- **TASK STATEMENT**
Would you transcribe the listing that follows, character for character, and omit its images?

- **DATA SEGMENT**
^^^^^^^^^^^^^^^^

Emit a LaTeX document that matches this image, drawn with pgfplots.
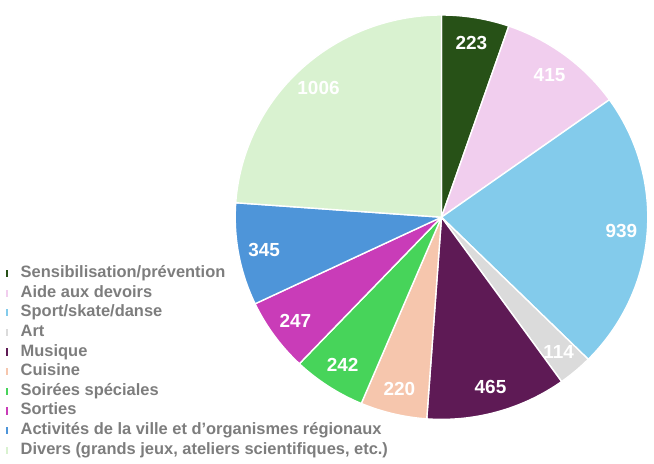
\documentclass[border=0pt]{standalone}
\usepackage{pgfplots}
\pgfplotsset{compat=1.18}
\usepackage{fontspec}
\setmainfont{Liberation Sans}
\definecolor{cA}{RGB}{39,81,23}
\definecolor{cB}{RGB}{241,206,238}
\definecolor{cC}{RGB}{131,203,235}
\definecolor{cD}{RGB}{219,219,219}
\definecolor{cE}{RGB}{94,26,85}
\definecolor{cF}{RGB}{246,198,173}
\definecolor{cG}{RGB}{71,212,90}
\definecolor{cH}{RGB}{201,60,184}
\definecolor{cI}{RGB}{78,149,217}
\definecolor{cJ}{RGB}{217,242,208}
\definecolor{legtext}{RGB}{125,125,125}
\def\total{4216}
% #1 colour, #2 cumulative value before the slice, #3 value, #4 legend text
\newcommand{\slice}[4]{%
  \addplot[fill=#1, draw=white, line width=1.4bp, line join=round,
    domain={90-360*(#2+#3)/\total}:{90-360*(#2)/\total}, samples=90]
    ({cos(x)},{sin(x)}) -- (0,0) -- cycle;
  \addlegendentry{#4}
  \node[font=\fontsize{19}{22}\selectfont\bfseries, text=white, inner sep=0pt]
    at (axis cs:{0.875*cos(90-360*(#2+#3/2)/\total)},{0.875*sin(90-360*(#2+#3/2)/\total)}) {#3};
}
\begin{document}
\begin{tikzpicture}
\begin{axis}[
  scale only axis, width=654bp, height=464bp,
  xmin=-2.1401, xmax=1.0301, ymin=-1.2206, ymax=1.0742,
  hide axis, clip=false,
  legend cell align=left,
  legend image code/.code={\fill[#1, draw=none] (0bp,-3.6bp) rectangle (2.2bp,3.6bp);},
  legend style={at={(rel axis cs:0.0092,0.4267)}, anchor=north west,
    draw=none, fill=none, inner sep=0pt, outer sep=0pt,
    row sep=4.63bp, column sep=0pt,
    font=\fontsize{16.5}{19}\selectfont\bfseries,
    text=legtext,
    nodes={inner sep=0pt, outer sep=0pt, text height=11.5bp, text depth=3.5bp},
    /tikz/every odd column/.append style={column sep=12.5bp},
  },
]
\path (rel axis cs:0,0) (rel axis cs:1,1);
\slice{cA}{0}{223}{Sensibilisation/prévention}
\slice{cB}{223}{415}{Aide aux devoirs}
\slice{cC}{638}{939}{Sport/skate/danse}
\slice{cD}{1577}{114}{Art}
\slice{cE}{1691}{465}{Musique}
\slice{cF}{2156}{220}{Cuisine}
\slice{cG}{2376}{242}{Soirées spéciales}
\slice{cH}{2618}{247}{Sorties}
\slice{cI}{2865}{345}{Activités de la ville et d'organismes régionaux}
\slice{cJ}{3210}{1006}{Divers (grands jeux, ateliers scientifiques, etc.)}
\end{axis}
\end{tikzpicture}
\end{document}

^^^^^^^^^^^^^^^^

- **OUTPUT FOR THIS EXERCISE**
Emit a LaTeX document that matches this image, drawn with pgfplots.
\documentclass[border=0pt]{standalone}
\usepackage{pgfplots}
\pgfplotsset{compat=1.18}
\usepackage{fontspec}
\setmainfont{Liberation Sans}
\definecolor{cA}{RGB}{39,81,23}
\definecolor{cB}{RGB}{241,206,238}
\definecolor{cC}{RGB}{131,203,235}
\definecolor{cD}{RGB}{219,219,219}
\definecolor{cE}{RGB}{94,26,85}
\definecolor{cF}{RGB}{246,198,173}
\definecolor{cG}{RGB}{71,212,90}
\definecolor{cH}{RGB}{201,60,184}
\definecolor{cI}{RGB}{78,149,217}
\definecolor{cJ}{RGB}{217,242,208}
\definecolor{legtext}{RGB}{125,125,125}
\def\total{4216}
% #1 colour, #2 cumulative value before the slice, #3 value, #4 legend text
\newcommand{\slice}[4]{%
  \addplot[fill=#1, draw=white, line width=1.4bp, line join=round,
    domain={90-360*(#2+#3)/\total}:{90-360*(#2)/\total}, samples=90]
    ({cos(x)},{sin(x)}) -- (0,0) -- cycle;
  \addlegendentry{#4}
  \node[font=\fontsize{19}{22}\selectfont\bfseries, text=white, inner sep=0pt]
    at (axis cs:{0.875*cos(90-360*(#2+#3/2)/\total)},{0.875*sin(90-360*(#2+#3/2)/\total)}) {#3};
}
\begin{document}
\begin{tikzpicture}
\begin{axis}[
  scale only axis, width=654bp, height=464bp,
  xmin=-2.1401, xmax=1.0301, ymin=-1.2206, ymax=1.0742,
  hide axis, clip=false,
  legend cell align=left,
  legend image code/.code={\fill[#1, draw=none] (0bp,-3.6bp) rectangle (2.2bp,3.6bp);},
  legend style={at={(rel axis cs:0.0092,0.4267)}, anchor=north west,
    draw=none, fill=none, inner sep=0pt, outer sep=0pt,
    row sep=4.63bp, column sep=0pt,
    font=\fontsize{16.5}{19}\selectfont\bfseries,
    text=legtext,
    nodes={inner sep=0pt, outer sep=0pt, text height=11.5bp, text depth=3.5bp},
    /tikz/every odd column/.append style={column sep=12.5bp},
  },
]
\path (rel axis cs:0,0) (rel axis cs:1,1);
\slice{cA}{0}{223}{Sensibilisation/prévention}
\slice{cB}{223}{415}{Aide aux devoirs}
\slice{cC}{638}{939}{Sport/skate/danse}
\slice{cD}{1577}{114}{Art}
\slice{cE}{1691}{465}{Musique}
\slice{cF}{2156}{220}{Cuisine}
\slice{cG}{2376}{242}{Soirées spéciales}
\slice{cH}{2618}{247}{Sorties}
\slice{cI}{2865}{345}{Activités de la ville et d'organismes régionaux}
\slice{cJ}{3210}{1006}{Divers (grands jeux, ateliers scientifiques, etc.)}
\end{axis}
\end{tikzpicture}
\end{document}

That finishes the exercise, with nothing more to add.